* start Record extracts *

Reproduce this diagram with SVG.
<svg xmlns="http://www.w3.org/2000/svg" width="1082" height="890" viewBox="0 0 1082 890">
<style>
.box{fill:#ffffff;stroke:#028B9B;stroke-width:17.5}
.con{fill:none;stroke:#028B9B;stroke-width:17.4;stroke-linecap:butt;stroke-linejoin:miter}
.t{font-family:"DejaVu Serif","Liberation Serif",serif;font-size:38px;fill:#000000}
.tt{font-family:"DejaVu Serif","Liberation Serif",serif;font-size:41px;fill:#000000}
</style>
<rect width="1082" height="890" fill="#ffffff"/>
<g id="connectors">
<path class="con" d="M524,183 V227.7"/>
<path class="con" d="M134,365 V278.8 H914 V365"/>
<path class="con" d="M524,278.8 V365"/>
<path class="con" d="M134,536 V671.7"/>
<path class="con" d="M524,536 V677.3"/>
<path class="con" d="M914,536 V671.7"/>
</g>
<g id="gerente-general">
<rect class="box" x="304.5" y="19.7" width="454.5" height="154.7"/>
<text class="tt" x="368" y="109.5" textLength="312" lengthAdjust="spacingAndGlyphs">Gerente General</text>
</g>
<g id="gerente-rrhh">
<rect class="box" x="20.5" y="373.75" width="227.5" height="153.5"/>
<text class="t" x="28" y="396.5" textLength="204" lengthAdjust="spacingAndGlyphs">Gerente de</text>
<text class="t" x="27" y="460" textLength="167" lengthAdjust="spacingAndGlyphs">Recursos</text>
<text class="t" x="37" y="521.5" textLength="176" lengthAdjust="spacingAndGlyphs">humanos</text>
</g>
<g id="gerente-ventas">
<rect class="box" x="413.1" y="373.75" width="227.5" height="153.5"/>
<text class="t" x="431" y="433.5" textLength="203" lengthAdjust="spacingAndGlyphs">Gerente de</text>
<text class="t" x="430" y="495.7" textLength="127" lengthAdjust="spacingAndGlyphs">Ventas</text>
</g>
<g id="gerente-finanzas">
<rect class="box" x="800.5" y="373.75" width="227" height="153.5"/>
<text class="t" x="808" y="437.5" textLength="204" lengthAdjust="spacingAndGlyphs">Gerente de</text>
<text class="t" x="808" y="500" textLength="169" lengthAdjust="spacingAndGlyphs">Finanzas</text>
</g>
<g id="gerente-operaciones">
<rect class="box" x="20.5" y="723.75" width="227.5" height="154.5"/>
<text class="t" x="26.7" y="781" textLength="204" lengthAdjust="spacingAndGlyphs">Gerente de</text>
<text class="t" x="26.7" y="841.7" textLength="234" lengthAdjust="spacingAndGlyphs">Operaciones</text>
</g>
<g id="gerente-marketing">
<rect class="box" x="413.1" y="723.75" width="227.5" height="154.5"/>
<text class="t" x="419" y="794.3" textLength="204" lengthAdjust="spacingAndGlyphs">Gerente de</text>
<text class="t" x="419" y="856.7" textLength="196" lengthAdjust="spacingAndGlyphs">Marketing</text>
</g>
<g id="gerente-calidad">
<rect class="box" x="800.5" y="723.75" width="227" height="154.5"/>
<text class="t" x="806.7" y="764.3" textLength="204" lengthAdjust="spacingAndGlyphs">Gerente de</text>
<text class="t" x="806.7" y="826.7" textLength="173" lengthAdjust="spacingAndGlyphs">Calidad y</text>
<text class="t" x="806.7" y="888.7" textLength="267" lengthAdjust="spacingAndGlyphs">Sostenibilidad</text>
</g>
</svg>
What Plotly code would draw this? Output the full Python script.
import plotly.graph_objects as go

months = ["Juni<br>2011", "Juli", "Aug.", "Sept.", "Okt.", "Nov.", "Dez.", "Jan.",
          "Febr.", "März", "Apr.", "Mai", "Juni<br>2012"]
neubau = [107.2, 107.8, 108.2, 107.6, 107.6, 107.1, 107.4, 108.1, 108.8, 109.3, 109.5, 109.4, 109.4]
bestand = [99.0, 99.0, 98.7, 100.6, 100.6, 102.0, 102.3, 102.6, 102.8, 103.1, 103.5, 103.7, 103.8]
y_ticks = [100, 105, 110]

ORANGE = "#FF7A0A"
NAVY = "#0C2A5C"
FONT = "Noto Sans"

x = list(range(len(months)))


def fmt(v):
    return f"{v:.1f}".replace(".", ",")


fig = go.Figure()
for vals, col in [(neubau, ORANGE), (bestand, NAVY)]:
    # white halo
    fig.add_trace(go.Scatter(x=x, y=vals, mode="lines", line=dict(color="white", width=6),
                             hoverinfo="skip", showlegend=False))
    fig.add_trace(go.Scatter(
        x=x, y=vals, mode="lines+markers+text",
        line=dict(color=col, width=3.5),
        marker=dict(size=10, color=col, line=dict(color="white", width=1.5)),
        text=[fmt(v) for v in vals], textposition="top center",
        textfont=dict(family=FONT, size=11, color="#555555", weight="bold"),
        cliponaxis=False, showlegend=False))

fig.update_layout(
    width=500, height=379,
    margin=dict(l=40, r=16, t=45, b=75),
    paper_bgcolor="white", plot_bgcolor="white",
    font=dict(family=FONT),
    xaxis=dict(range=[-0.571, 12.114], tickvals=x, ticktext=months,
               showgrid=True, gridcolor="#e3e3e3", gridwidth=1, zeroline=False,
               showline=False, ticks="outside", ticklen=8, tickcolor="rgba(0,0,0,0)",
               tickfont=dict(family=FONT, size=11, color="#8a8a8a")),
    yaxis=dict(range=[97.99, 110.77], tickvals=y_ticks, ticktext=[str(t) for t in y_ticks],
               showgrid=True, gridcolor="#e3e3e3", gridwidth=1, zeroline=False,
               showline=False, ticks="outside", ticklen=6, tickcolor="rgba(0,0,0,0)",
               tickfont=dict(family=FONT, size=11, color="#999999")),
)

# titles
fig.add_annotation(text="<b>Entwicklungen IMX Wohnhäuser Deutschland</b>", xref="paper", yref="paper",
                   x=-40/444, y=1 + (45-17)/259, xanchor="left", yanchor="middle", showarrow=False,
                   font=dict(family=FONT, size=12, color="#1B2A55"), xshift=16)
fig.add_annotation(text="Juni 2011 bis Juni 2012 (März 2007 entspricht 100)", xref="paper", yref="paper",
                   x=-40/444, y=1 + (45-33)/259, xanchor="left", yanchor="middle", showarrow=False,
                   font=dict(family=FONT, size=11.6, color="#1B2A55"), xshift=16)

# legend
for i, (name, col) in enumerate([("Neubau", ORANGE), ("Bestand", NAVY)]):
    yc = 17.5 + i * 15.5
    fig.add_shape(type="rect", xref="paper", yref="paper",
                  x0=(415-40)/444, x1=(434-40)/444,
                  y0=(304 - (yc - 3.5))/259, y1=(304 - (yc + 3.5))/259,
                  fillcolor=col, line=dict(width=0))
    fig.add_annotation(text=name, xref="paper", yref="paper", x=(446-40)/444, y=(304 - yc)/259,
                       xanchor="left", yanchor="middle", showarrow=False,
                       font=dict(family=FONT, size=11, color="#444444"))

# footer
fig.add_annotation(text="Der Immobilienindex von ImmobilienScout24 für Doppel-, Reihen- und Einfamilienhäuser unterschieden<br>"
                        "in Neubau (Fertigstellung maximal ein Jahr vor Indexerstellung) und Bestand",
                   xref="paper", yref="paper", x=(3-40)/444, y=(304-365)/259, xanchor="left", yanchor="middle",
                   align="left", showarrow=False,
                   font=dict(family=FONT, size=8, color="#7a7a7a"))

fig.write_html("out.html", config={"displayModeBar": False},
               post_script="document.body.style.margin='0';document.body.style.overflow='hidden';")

* end Record extracts *

▶ **To be done**: Taking the records above, retype every line from the one with "What Plotly code" down to the one with "import plotly.graph_objects as go", exactly and with nothing else.

▶ **Written response**:
What Plotly code would draw this? Output the full Python script.
import plotly.graph_objects as go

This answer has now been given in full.